Cuba received its indepence from Spain after the United States intervened in the Spanish American War. After four years under the United States, the government was turned over to the Cuban people on May 20, 1902 as the democratic Cuban Republic.

Inducements were made to the people of the United States to settle and help establish a stable government. The first Brethren to go to Cuba were George and Curtis Bowman, a widowed father and son. They settled in an underdeveloped town of Omaja. In 1906 they were joined by the Kreider and Snell families. In 1907 Elder Ira Eby and family joined the Brethren and a church was organized. In December 2007 they asked the General Mission Board that a missionary be sent to assist them in their church work. They also received authorization to solicit the Brethren in the States for up to $500 to build a church building.

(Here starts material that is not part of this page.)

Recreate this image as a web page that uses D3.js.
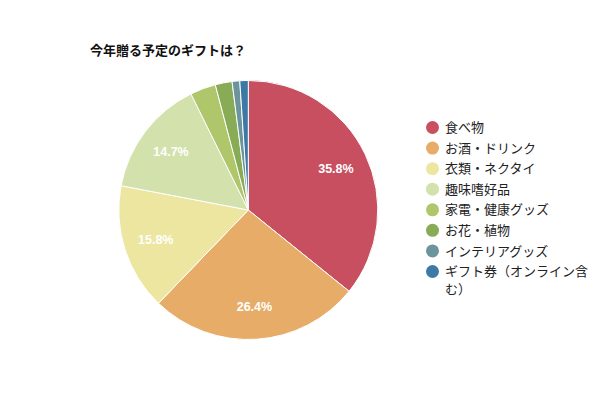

In the spring of 1908 the Mahan family joined the group. Brother Mahan had served on the editorial staff of the Gospel Messenger and was moved to assist the new church in Cuba. In 1909 the church at Omaja, Cuba sent a letter of Greetings to the Annual Conference and received a response from the Conference officers which stated in part: We extend to you the love of Christian fellowship and greetings, commending you to the goodness and guidance of him who careth for you, that you may be blessed and ever be a blessing in his service.

A list of colonists who also went to Omaja include two individuals from Canada, several from Illinois, Missouri, Virginia, and Ohio. The largest number of colonist families were from Indiana. Possibly the Omaja Church never numbered more than thirty. The cause of the decline of the membership was the collapse of the economic system and the return of the American families to the States.

A silent reminder of the Brethren colony in Omaja is the once Brethren cemetary, where lie the remains of nineteen bodies from Brethren families who worked and died there. The Omaja Church remained somewhat active until 1937, when Brother Charles Nye reported to Brother Grant Mahan that the church building was sold and thus ended the work of Brethren colonization in Cuba.